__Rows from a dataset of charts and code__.
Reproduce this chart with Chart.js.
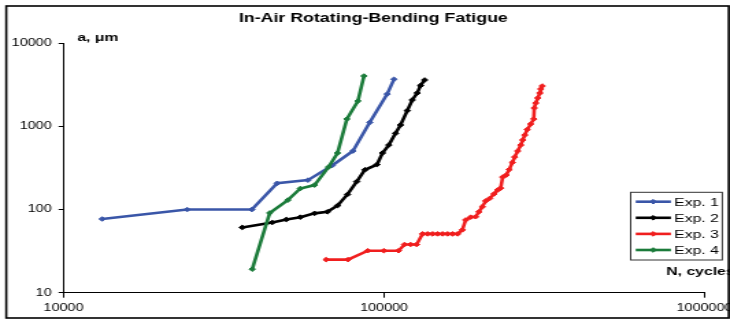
<!DOCTYPE html>
<html>
<head>
<meta charset="utf-8">
<script src="https://cdn.jsdelivr.net/npm/chart.js@4.4.1/dist/chart.umd.min.js"></script>
<style>
html,body{margin:0;padding:0;background:#fff;overflow:hidden;}
</style>
</head>
<body>
<canvas id="c" width="533" height="320" style="width:730px;height:320px;display:block;background:#fff"></canvas>
<script>
// ---- data ----
const titleText = 'In-Air Rotating-Bending Fatigue';
const yAxisLabel = 'a, \u03bcm';
const xAxisLabel = 'N, cycles';
const seriesLabels = ['Exp. 1', 'Exp. 2', 'Exp. 3', 'Exp. 4'];
const xTicks = [10000, 100000, 1000000];
const yTicks = [10, 100, 1000, 10000];

const exp1N = [13200, 24300, 38700, 46400, 57900, 68900, 80000, 90300, 102300, 107400];
const exp1A = [77, 100, 100, 207, 226, 339, 506, 1120, 2450, 3690];

const exp2N = [36100, 44800, 49600, 54800, 60700, 66600, 71700, 76900, 82200, 87200, 95100, 98900, 103500, 108600, 112600, 118200, 122500, 126900, 130000, 133900];
const exp2A = [61, 70, 76, 81, 90, 94, 112, 152, 217, 301, 348, 479, 597, 826, 1040, 1550, 2080, 2520, 3100, 3620];

const exp3N = [66000, 77200, 89000, 99900, 111000, 115900, 121000, 126400, 131900, 136800, 141800, 147000, 152300, 157900, 163700, 169700, 175600, 179800, 186400, 193200, 197800, 202700, 207600, 213600, 220300, 226300, 231200, 234600, 240600, 245800, 251500, 255700, 261300, 267100, 270900, 274900, 279900, 287000, 293300, 294300, 297500, 301800, 306200, 308400, 311700];
const exp3A = [25, 25, 32, 32, 32, 38, 38, 38, 51, 51, 51, 51, 51, 51, 51, 51, 57, 75, 81, 82, 94, 108, 127, 136, 154, 172, 181, 246, 260, 303, 368, 428, 506, 597, 686, 788, 918, 1069, 1227, 1665, 1912, 2197, 2523, 2819, 3064];

const exp4N = [38800, 44000, 50100, 54800, 60700, 67100, 71600, 76600, 82900, 86600];
const exp4A = [19.2, 91, 130, 179, 197, 324, 479, 1230, 2020, 4040];

const seriesColors = ['#3A56A8', '#000000', '#F01E1E', '#1B7B3A'];

// ---- build ----
const pairs = (xs, ys) => xs.map((x, i) => ({x: x, y: ys[i]}));
const allN = [exp1N, exp2N, exp3N, exp4N];
const allA = [exp1A, exp2A, exp3A, exp4A];

const FONT = '"Liberation Sans", Arial, Helvetica, sans-serif';

const datasets = seriesLabels.map((lab, i) => ({
  label: lab,
  data: pairs(allN[i], allA[i]),
  borderColor: seriesColors[i],
  backgroundColor: seriesColors[i],
  borderWidth: 2.6,
  pointStyle: 'rectRot',
  pointRadius: 2.3,
  pointBorderWidth: 1,
  pointBackgroundColor: seriesColors[i],
  pointBorderColor: seriesColors[i],
  tension: 0,
  fill: false,
  order: 4 - i
}));

function drawDiamond(ctx, x, y, r, color) {
  ctx.save();
  ctx.fillStyle = color;
  ctx.strokeStyle = color;
  ctx.lineWidth = 1;
  ctx.beginPath();
  ctx.moveTo(x, y - r);
  ctx.lineTo(x + r, y);
  ctx.lineTo(x, y + r);
  ctx.lineTo(x - r, y);
  ctx.closePath();
  ctx.fill();
  ctx.stroke();
  ctx.restore();
}

const overlay = {
  id: 'overlay',
  afterLayout(chart) {
    // centre the title over the same span as the reference
    if (chart.titleBlock) {
      chart.titleBlock.left = 30.8;
    }
  },
  afterDraw(chart) {
    const ctx = chart.ctx;
    ctx.save();
    ctx.fillStyle = '#000';
    ctx.textAlign = 'left';
    ctx.textBaseline = 'alphabetic';
    ctx.font = 'bold 11.5px ' + FONT;
    ctx.fillText(yAxisLabel, 56.4, 40.5);
    ctx.fillText(xAxisLabel, 486.5, 275.3);

    // legend
    const lx = 460.5, ly = 192.3, lw = 66.9, lh = 67.7;
    ctx.fillStyle = '#fff';
    ctx.fillRect(lx, ly, lw, lh);
    ctx.strokeStyle = '#333';
    ctx.lineWidth = 1;
    ctx.strokeRect(lx, ly, lw, lh);
    ctx.font = '11.5px ' + FONT;
    chart.data.datasets.forEach((ds, i) => {
      const y = 201.7 + i * 16.1;
      ctx.strokeStyle = ds.borderColor;
      ctx.lineWidth = ds.borderWidth;
      ctx.beginPath();
      ctx.moveTo(464.2, y);
      ctx.lineTo(489.9, y);
      ctx.stroke();
      drawDiamond(ctx, 477, y, 2.3, ds.borderColor);
      ctx.fillStyle = '#000';
      ctx.fillText(ds.label, 492.3, y + 4.1);
    });

    // outer border
    ctx.strokeStyle = '#000';
    ctx.lineWidth = 1.6;
    ctx.strokeRect(4.6, 6, 527.5, 312);
    ctx.restore();
  }
};

new Chart(document.getElementById('c'), {
  type: 'line',
  data: { datasets: datasets },
  plugins: [overlay],
  options: {
    responsive: false,
    animation: false,
    devicePixelRatio: 1,
    layout: { padding: { left: 0, right: 18.6, top: 0, bottom: 0 } },
    plugins: {
      legend: { display: false },
      tooltip: { enabled: false },
      title: {
        display: true,
        text: titleText,
        color: '#000',
        font: { family: FONT, size: 13, weight: 'bold', lineHeight: 1.2 },
        padding: { top: 10.2, bottom: 17.5 }
      }
    },
    scales: {
      x: {
        type: 'logarithmic',
        min: 10000,
        max: 1000000,
        afterBuildTicks: s => { s.ticks = xTicks.map(v => ({ value: v })); },
        afterFit: s => { s.height = 27.3; s.paddingLeft = 0; s.paddingRight = 0; },
        ticks: {
          autoSkip: false,
          maxRotation: 0,
          minRotation: 0,
          padding: 4,
          color: '#000',
          font: { family: FONT, size: 10.5 },
          callback: v => String(v)
        },
        grid: { drawOnChartArea: false, drawTicks: true, tickLength: 5, color: '#000', lineWidth: 1 },
        border: { display: true, color: '#000', width: 1 }
      },
      y: {
        type: 'logarithmic',
        min: 10,
        max: 10000,
        afterBuildTicks: s => { s.ticks = yTicks.map(v => ({ value: v })); },
        afterFit: s => { s.width = 46.4; s.paddingTop = 0; s.paddingBottom = 0; },
        ticks: {
          autoSkip: false,
          padding: 5,
          color: '#000',
          font: { family: FONT, size: 10.5 },
          callback: v => String(v)
        },
        grid: { drawOnChartArea: false, drawTicks: true, tickLength: 3.6, color: '#000', lineWidth: 1 },
        border: { display: true, color: '#000', width: 1 }
      }
    }
  }
});
</script>
</body>
</html>
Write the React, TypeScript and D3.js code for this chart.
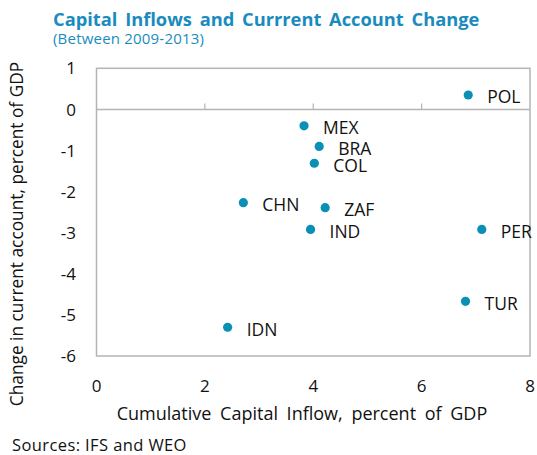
import React from "react";
import * as d3 from "d3";

const countries = ["POL", "MEX", "BRA", "COL", "CHN", "ZAF", "IND", "PER", "TUR", "IDN"];
const inflow = [6.86, 3.83, 4.11, 4.02, 2.71, 4.22, 3.95, 7.11, 6.81, 2.42];
const caChange = [0.35, -0.4, -0.9, -1.31, -2.27, -2.39, -2.92, -2.92, -4.67, -5.3];
const xTicks = [0, 2, 4, 6, 8];
const yTicks = [1, 0, -1, -2, -3, -4, -5, -6];

const W = 537;
const H = 455;
const FONT = "'Open Sans', sans-serif";
const BLUE = "#0a8fb5";
const TITLE = "#1a8bbe";
const GRID = "#b4b4b4";

export default function App() {
  const x = d3.scaleLinear().domain([0, 8]).range([96.5, 530]);
  const y = d3.scaleLinear().domain([-6, 1]).range([356, 68.3]);
  const pts = countries.map((c, i) => ({ c, x: inflow[i], y: caChange[i] }));
  return (
    <svg
      width={W}
      height={H}
      style={{ position: "absolute", left: 0, top: 0, background: "#fff" }}
      fontFamily={FONT}
    >
      <text x={53} y={25.5} fontSize={18.3} fontWeight="bold" fill={TITLE} wordSpacing={3}>
        Capital Inflows and Currrent Account Change
      </text>
      <text x={53} y={44} fontSize={15} fill={TITLE} letterSpacing={0.2}>
        (Between 2009-2013)
      </text>

      <rect
        x={x(0)}
        y={y(1)}
        width={x(8) - x(0)}
        height={y(-6) - y(1)}
        fill="none"
        stroke={GRID}
        strokeWidth={1.5}
      />
      <line x1={x(0)} x2={x(8)} y1={y(0)} y2={y(0)} stroke={GRID} strokeWidth={1.5} />
      {xTicks.slice(1, -1).map((t) => (
        <line key={t} x1={x(t)} x2={x(t)} y1={y(0)} y2={y(0) - 6} stroke={GRID} strokeWidth={1.2} />
      ))}

      {yTicks.map((t) => (
        <text key={t} x={76} y={y(t)} dy="0.36em" fontSize={17} textAnchor="end" fill="#111">
          {t}
        </text>
      ))}
      {xTicks.map((t) => (
        <text key={t} x={x(t)} y={392} fontSize={17} textAnchor="middle" fill="#111">
          {t}
        </text>
      ))}

      {pts.map((p) => (
        <g key={p.c}>
          <circle cx={x(p.x)} cy={y(p.y)} r={4.6} fill={BLUE} />
          <text x={x(p.x) + 19} y={y(p.y) + 2} dy="0.36em" fontSize={17.5} fill="#111">
            {p.c}
          </text>
        </g>
      ))}

      <text x={302} y={420} fontSize={18} textAnchor="middle" fill="#111" wordSpacing={4}>
        Cumulative Capital Inflow, percent of GDP
      </text>
      <text
        transform={`translate(23,234) rotate(-90)`}
        fontSize={17.3}
        textAnchor="middle"
        fill="#111"
      >
        Change in current account, percent of GDP
      </text>
      <text x={12} y={451} fontSize={16.5} fill="#111" letterSpacing={0.4}>
        Sources: IFS and WEO
      </text>
    </svg>
  );
}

__Exercise directions__.
Starting at the line that contains "Write the React, TypeScript" and ending at the line that contains "import * as", give the lines again exactly. Do not include the pictures.

__The result__.
Write the React, TypeScript and D3.js code for this chart.
import React from "react";
import * as d3 from "d3";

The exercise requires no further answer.